* WHAT TO WORK ON:
Return all lines from the listing below in which the string "this" occurs.

☆ ☆ ☆ ☆ ☆

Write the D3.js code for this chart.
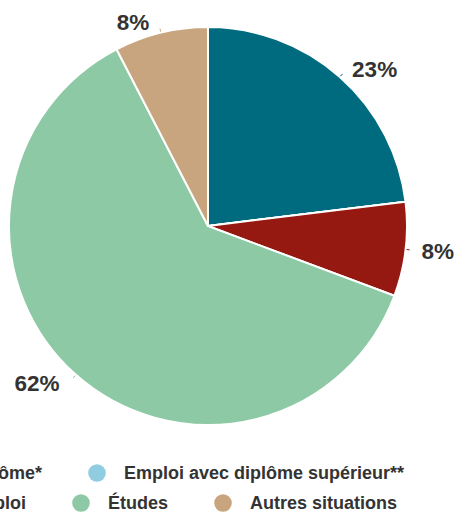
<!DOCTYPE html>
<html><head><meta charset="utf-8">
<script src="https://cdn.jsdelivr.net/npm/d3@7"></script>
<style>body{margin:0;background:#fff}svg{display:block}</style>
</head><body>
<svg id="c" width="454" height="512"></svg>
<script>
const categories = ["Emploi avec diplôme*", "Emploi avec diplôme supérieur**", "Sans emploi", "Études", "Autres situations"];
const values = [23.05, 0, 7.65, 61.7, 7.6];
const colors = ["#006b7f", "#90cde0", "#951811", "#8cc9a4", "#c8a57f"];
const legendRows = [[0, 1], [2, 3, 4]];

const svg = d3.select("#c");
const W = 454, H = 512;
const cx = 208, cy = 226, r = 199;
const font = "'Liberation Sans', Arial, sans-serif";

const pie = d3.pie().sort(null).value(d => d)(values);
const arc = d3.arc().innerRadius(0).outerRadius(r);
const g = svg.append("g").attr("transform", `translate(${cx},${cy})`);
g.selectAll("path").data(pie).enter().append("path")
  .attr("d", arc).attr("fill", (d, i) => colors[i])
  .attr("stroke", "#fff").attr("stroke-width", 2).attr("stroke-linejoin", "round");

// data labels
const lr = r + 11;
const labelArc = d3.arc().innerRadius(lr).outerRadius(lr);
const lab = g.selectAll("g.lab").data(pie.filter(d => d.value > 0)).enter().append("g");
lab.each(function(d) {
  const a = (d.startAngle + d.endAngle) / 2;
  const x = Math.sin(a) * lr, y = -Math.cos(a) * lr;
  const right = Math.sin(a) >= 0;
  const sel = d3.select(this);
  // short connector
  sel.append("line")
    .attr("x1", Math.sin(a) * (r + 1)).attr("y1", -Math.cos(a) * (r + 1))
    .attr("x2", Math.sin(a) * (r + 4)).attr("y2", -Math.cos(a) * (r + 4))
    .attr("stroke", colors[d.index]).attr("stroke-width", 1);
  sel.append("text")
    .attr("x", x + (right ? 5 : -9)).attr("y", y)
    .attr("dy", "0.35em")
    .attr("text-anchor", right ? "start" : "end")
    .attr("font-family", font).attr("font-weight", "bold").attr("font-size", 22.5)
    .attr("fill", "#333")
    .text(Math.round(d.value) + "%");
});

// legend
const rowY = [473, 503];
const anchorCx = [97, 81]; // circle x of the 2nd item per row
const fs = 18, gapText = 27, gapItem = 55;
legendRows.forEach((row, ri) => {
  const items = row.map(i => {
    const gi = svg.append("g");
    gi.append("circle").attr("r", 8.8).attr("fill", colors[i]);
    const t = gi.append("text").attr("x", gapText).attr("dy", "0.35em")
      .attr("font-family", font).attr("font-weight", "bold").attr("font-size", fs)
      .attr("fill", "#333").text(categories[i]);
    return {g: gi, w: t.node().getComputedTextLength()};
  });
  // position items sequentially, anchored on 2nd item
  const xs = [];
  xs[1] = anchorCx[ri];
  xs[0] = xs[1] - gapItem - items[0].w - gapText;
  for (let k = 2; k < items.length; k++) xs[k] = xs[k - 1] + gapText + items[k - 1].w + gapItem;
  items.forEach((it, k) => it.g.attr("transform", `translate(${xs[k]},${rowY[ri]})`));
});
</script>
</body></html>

☆ ☆ ☆ ☆ ☆

* EXERCISE SOLUTION:
Write the D3.js code for this chart.
  const sel = d3.select(this);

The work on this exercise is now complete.